Darauf müsste diese Forschungsagenda konsequent ausgerichtet werden. Dann müsste auch die Mittelverteilung innerhalb der Agenda anders erfolgen. Wir brauchen Modelle dafür, wie Ältere in die Gesellschaft integriert werden können, wie wir vermeiden können, dass Ältere wegen ihres Alters diskriminiert werden.

(Beifall bei der LINKEN sowie bei Abgeordneten des BÜNDNISSES 90/DIE GRÜNEN)

Die Linke sagt: Mindestens gleichrangig muss über soziale Innovationen, um den Begriff aufzugreifen, geforscht werden. Diese spielen jedoch ? ich habe es angedeutet ? in der Agenda eine viel zu untergeordnete Rolle. Altersexperten erwarten eine selbstbewusstere, eine gesellschaftlich, kulturell und politisch aktive ältere Generation. Herr Röhlinger hat es uns gerade vorgemacht. Damit wächst die Vielfalt der Ansprüche beispielsweise an lebenslanges Lernen. Herr Röhlinger, da haben Sie recht. Sie haben eine Zielfunktion bestimmt, aber Sie haben nicht berücksichtigt, was im Leben stattfindet. Wort und Tat fallen bei der Bundesregierung auseinander.

(Beifall bei der LINKEN)

2004 gab es Vorschläge einer Expertenkommission, wie die Finanzierung gewährleistet und wie innovative Instrumente in diesen Bereichen entwickelt werden können. Statt diese nun umzusetzen oder mit Inhalten zu füllen, kürzt die Bundesregierung –  Sie wissen es, Herr Röhlinger – seit Jahren, die Mittel zur „Stärkung des Lernens im Lebenslauf“. Allein im Haushalt 2012 werden wieder 40 Millionen Euro gekürzt, und das, obwohl dringender Handlungsbedarf besteht. Wer soll die ganze Technik im Alter denn anwenden, wenn er gar kein Verständnis davon hat? Das Ganze ist ein Fortbildungsprozess. Herr Altmaier durchläuft ihn im Computerbereich.

Meine Damen und Herren, wie soll eine bessere Integration ins Arbeitsleben aussehen, insbesondere wenn man schon viele Jahre im Beruf steht? Unsicherheiten und Umbrüche im Arbeitsleben könnten reduziert werden, wenn es gelingt, in dieser Zeit tatsächlich neue Qualifikationen zu erwerben. Gelingen keine nahtlosen Anschlüsse, dann reduzieren sich die Anzahl der Beitragsjahre bzw. der anrechnungsfähigen Arbeitsjahren und damit die Beitragszahlungen in die Rentenkasse.
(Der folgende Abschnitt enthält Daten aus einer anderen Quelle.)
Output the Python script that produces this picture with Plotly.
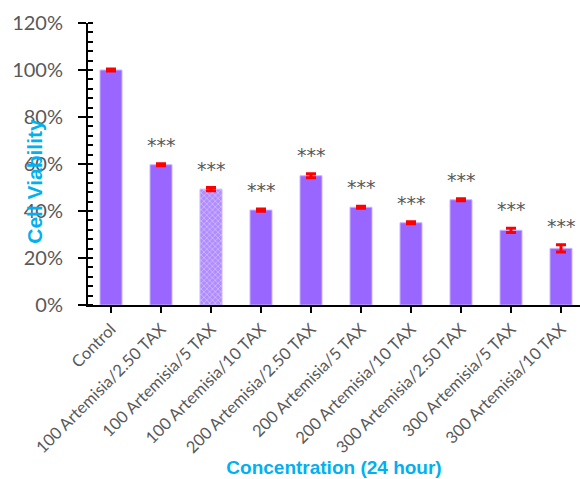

Daraus ergeben sich nach heutigem Stand der Dinge viel dramatischere Folgen für ein würdevolles Leben im Alter. Grundvoraussetzung dafür ist nämlich eine angemessene Rente. Wie wir wissen, bringt das gegenwärtige Rentensystem Tausende Menschen trotz jahrzehntelanger Arbeit in Altersarmut. Modelle zu entwickeln, wie dem entgegengewirkt werden kann, sollte ebenfalls Gegenstand dieser Forschungsagenda sein.

(Beifall bei der LINKEN sowie bei Abgeordneten der SPD und des BÜNDNISSES 90/DIE GRÜNEN)

Wie ich angedeutet habe, benötigen wir Forschungen zu weiteren sozialen Innovationen, Stichpunkte: Wie sichern wir Teilhabe an Politik, Kultur, Sport und anderen gesellschaftlichen Feldern? Wie kann Daseinsvorsorge für Ältere, gerade in strukturschwachen Regionen, oder für Menschen mit Behinderungen gesichert werden? Wie können menschenwürdige Pflege und Gesundheitsversorgung für alle gesichert und finanziert werden? Wie schaffen wir es, die Vielfalt in Lebensweisen und Lebensformen auch im Alter zu ermöglichen? Auf all diesen Feldern haben wir gewaltigen Forschungs- und noch mehr Umsetzungsbedarf. Deshalb hoffe ich, dass diese Forschungsagenda eine Erweiterung in Richtung soziale Innovationen findet.

Ich bedanke mich für Ihre Aufmerksamkeit.